Seawater Temperature Estimates in Paleoceanography
Published Online: 15 JUL 2005
Copyright © 2005 by John Wiley & Sons, Inc.
How to Cite
Cortese, G. 2005. Seawater Temperature Estimates in Paleoceanography. Water Encyclopedia. 4:92–95.
- Published Online: 15 JUL 2005
Temperature, together with salinity, determines the density of seawater, and therefore, it strongly influences its circulation and sinking characteristics.
In turn, the important role oceanic circulation and deep-water formation play in past, present, and future climatic change lend a special significance to the estimate of past seawater temperature.
As the past values of this important climatic variable in the distant, geological past are impossible to measure directly, a variety of indirect methods, so-called “proxies,” have been developed. These methods are usually based on the fossil faunal/floral composition of sediment core samples, as a close link exists between species occurrences/abundances and environmental variables.

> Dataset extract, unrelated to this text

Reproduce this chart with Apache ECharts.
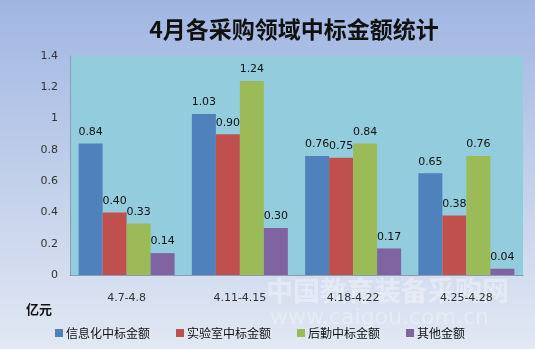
<!DOCTYPE html>
<html><head><meta charset="utf-8">
<script src="https://cdn.jsdelivr.net/npm/echarts@6/dist/echarts.min.js"></script>
<style>html,body{margin:0;padding:0;}#c{width:535px;height:349px;}</style>
</head><body><div id="c"></div>
<script>
const categories = ['4.7-4.8', '4.11-4.15', '4.18-4.22', '4.25-4.28'];
const seriesNames = ['信息化中标金额', '实验室中标金额', '后勤中标金额', '其他金额'];
const infoValues = [0.84, 1.03, 0.76, 0.65];
const labValues = [0.40, 0.90, 0.75, 0.38];
const logisticsValues = [0.33, 1.24, 0.84, 0.76];
const otherValues = [0.14, 0.30, 0.17, 0.04];
const yTicks = [0, 0.2, 0.4, 0.6, 0.8, 1, 1.2, 1.4];

const colors = ['#4f81bd', '#c0504d', '#9bbb59', '#8064a2'];
const allValues = [infoValues, labValues, logisticsValues, otherValues];
const font = '"DejaVu Sans", "Noto Sans CJK SC", sans-serif';

const chart = echarts.init(document.getElementById('c'));
chart.setOption({
  animation: false,
  backgroundColor: {
    type: 'linear', x: 0, y: 0, x2: 0, y2: 1,
    colorStops: [{offset: 0, color: '#a0b6e2'}, {offset: 1, color: '#e2e8f3'}]
  },
  title: {
    text: '4月各采购领域中标金额统计',
    left: 289, top: 13, textAlign: 'center',
    textStyle: {fontSize: 23, fontWeight: 'bold', color: '#111', fontFamily: '"Noto Sans CJK SC", sans-serif'}
  },
  grid: {left: 70, right: 12, top: 56, bottom: 74, show: true, backgroundColor: '#93cddd', borderWidth: 0},
  legend: {
    data: seriesNames, left: 50, top: 322, itemWidth: 8, itemHeight: 8, itemGap: 26, icon: 'rect',
    textStyle: {fontSize: 12, color: '#111', fontFamily: '"Noto Sans CJK SC", sans-serif', padding: [0, 0, 0, -2]}
  },
  graphic: [
    {type: 'text', left: 26, top: 303, style: {text: '亿元', font: 'bold 13px "Noto Sans CJK SC", sans-serif', fill: '#111'}},
    {type: 'text', left: 266, top: 277, silent: true, style: {text: '中国教育装备采购网', font: 'bold 27px "Noto Sans CJK SC", sans-serif', fill: 'rgba(255,255,255,0.35)'}},
    {type: 'text', left: 270, top: 307, silent: true, style: {text: 'www.caigou.com.cn', font: '22px "DejaVu Sans", sans-serif', fill: 'rgba(255,255,255,0.3)'}}
  ],
  xAxis: {
    type: 'category', data: categories,
    axisLine: {lineStyle: {color: '#8c9cb0'}},
    axisTick: {show: false},
    axisLabel: {margin: 18, fontSize: 11, color: '#333', fontFamily: font}
  },
  yAxis: {
    type: 'value', min: yTicks[0], max: yTicks[yTicks.length - 1], interval: 0.2,
    axisLine: {show: true, lineStyle: {color: '#8c9cb0'}},
    axisTick: {show: false},
    splitLine: {show: false},
    axisLabel: {margin: 12, fontSize: 11, color: '#333', fontFamily: font, formatter: v => String(parseFloat(v.toFixed(1)))}
  },
  series: seriesNames.map((name, i) => ({
    name, type: 'bar', data: allValues[i], barWidth: 24, barGap: '0%',
    itemStyle: {color: colors[i]},
    label: {show: true, position: 'top', distance: 6, fontSize: 11, color: '#111', fontFamily: font,
      formatter: p => p.value.toFixed(2)}
  }))
});
</script></body></html>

Semiquantitative (e.g., faunal provinces indexes) and quantitative (e.g., transfer functions, neural networks) techniques are therefore applied to reconstruct past sea surface water variables, including temperature.
Additionally, several geochemical methods have been recently developed to estimate past ocean temperatures by measuring chemical elements (Mg/Ca, Sr/Ca) or organic compounds (alkenones), which are either incorporated in the organism shell, or produced during its life cycle.